Be sure your child understands the terms of the loan as thoroughly as you do. Financial adviser Ron Roge in Centereach, N.Y. requires his clients to come in with their children. "Some kids view their parents as a cash machine," he says. "So we explain to the kids that the loan is a legally binding document, and we spell out what the terms are. If the parents depend on that money, we stress that to the kids."

When the note is drawn up, have your child and the child's spouse sign it if you expect both to be responsible for the loan. Warschaw tells the story of one client whose son had signed a mortgage loan from his parents but his wife hadn't. "When the young man died," she says, "the daughter-in-law refused to pay a cent."

You'll also need to draw up a contingency plan for the possibility that your child might fall behind on payments or even default. If the amount is small enough, you might call it a gift and walk away. If not, your best bet is to work out a schedule of repayment, however attenuated. For example, you might consider accepting only interest for a while or a smaller payment of principal. But you should demand something, even if it's only symbolic, on a regular basis. If your kid is unable to repay even a reduced amount on some kind of timely basis, you could conceivably write off part of your loss on your taxes as a bad debt. Unfortunately, you can't do so unless you have taken whatever steps a reasonable and prudent person would have taken to recover your money, up to and including foreclosing. But what parents would foreclose on their own kid?
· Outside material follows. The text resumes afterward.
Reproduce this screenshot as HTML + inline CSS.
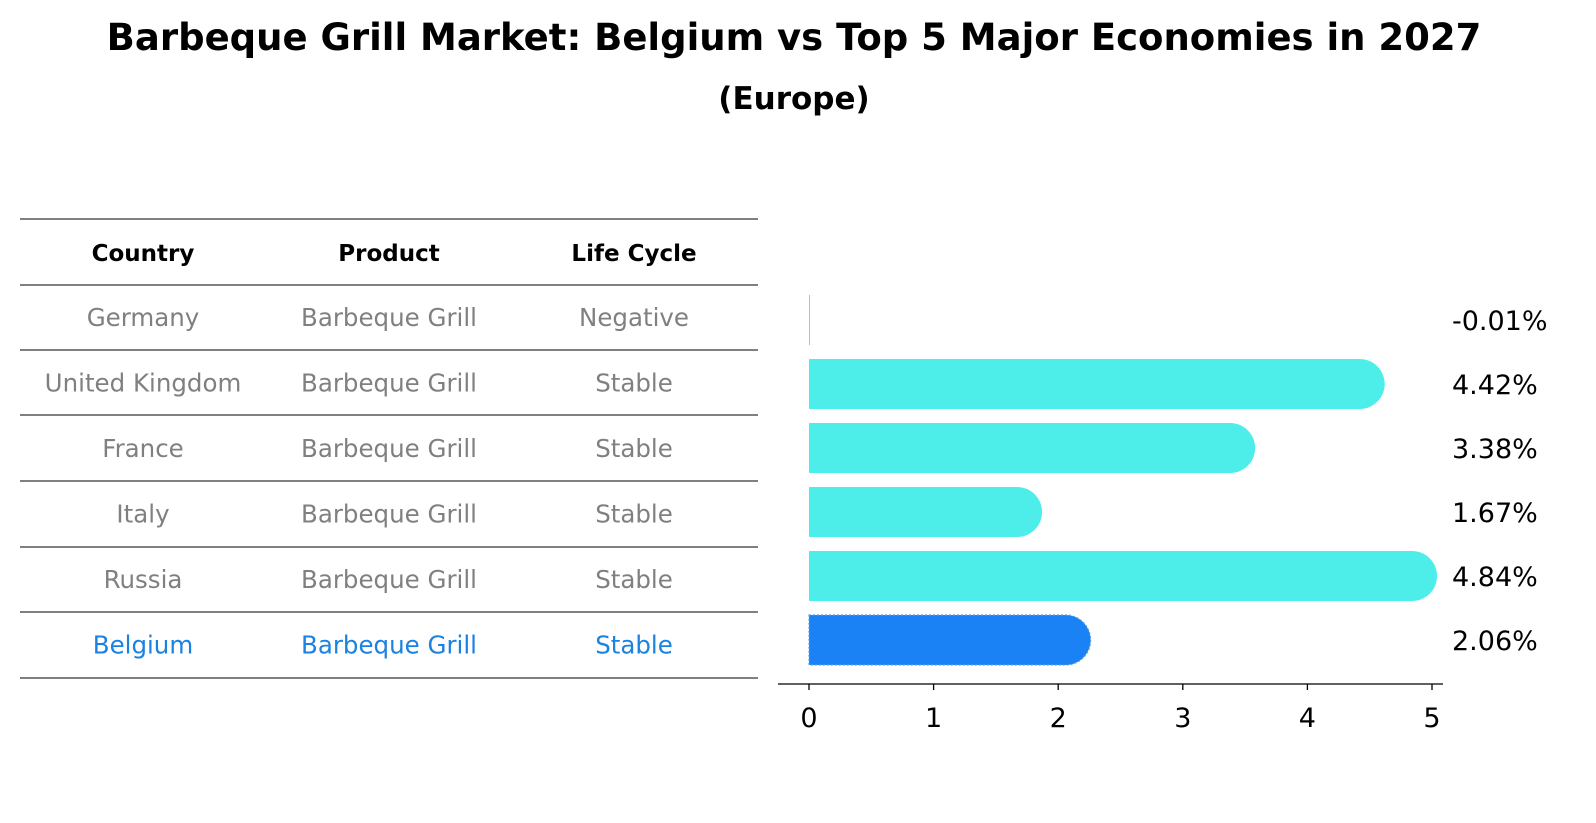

Also, don't think you can skirt the default issue by cosigning a bank loan rather than directly lending the money. If the kid defaults on the bank, the lender comes after you. One indulgent father cosigned loans for three of his children, and all three defaulted. Not only did Dad ruin his own credit rating when the banks foreclosed, but then he had to come up with the difference between the amount still owed on the loans and the amount the banks were able to sell the houses for. If you are subjected to such intense emotional pressure that you must cosign a note, take title to the property as well. Then you own the house, and if your child defaults you can recoup something by selling it or renting it back to him.

Occasionally you can offer your child something better than money when it's time to buy a house: knowledge. Bob Ford, 58, a retired aerospace executive, lives in pricey Southern California and has invested in real estate all his life. Over the past two years, he has turned family get-togethers into how-to-buy-a-house training sessions for his two sons, David, 30, and Larry, 28, and their wives. With their father's advice and their own savings, each son was able to buy a three-bedroom house, one in suburban Los Angeles and the other in Tustin, Calif. "My dad could have given me the down payment, but instead he gave something more valuable," says Larry. "The best part is, we did it with our own money."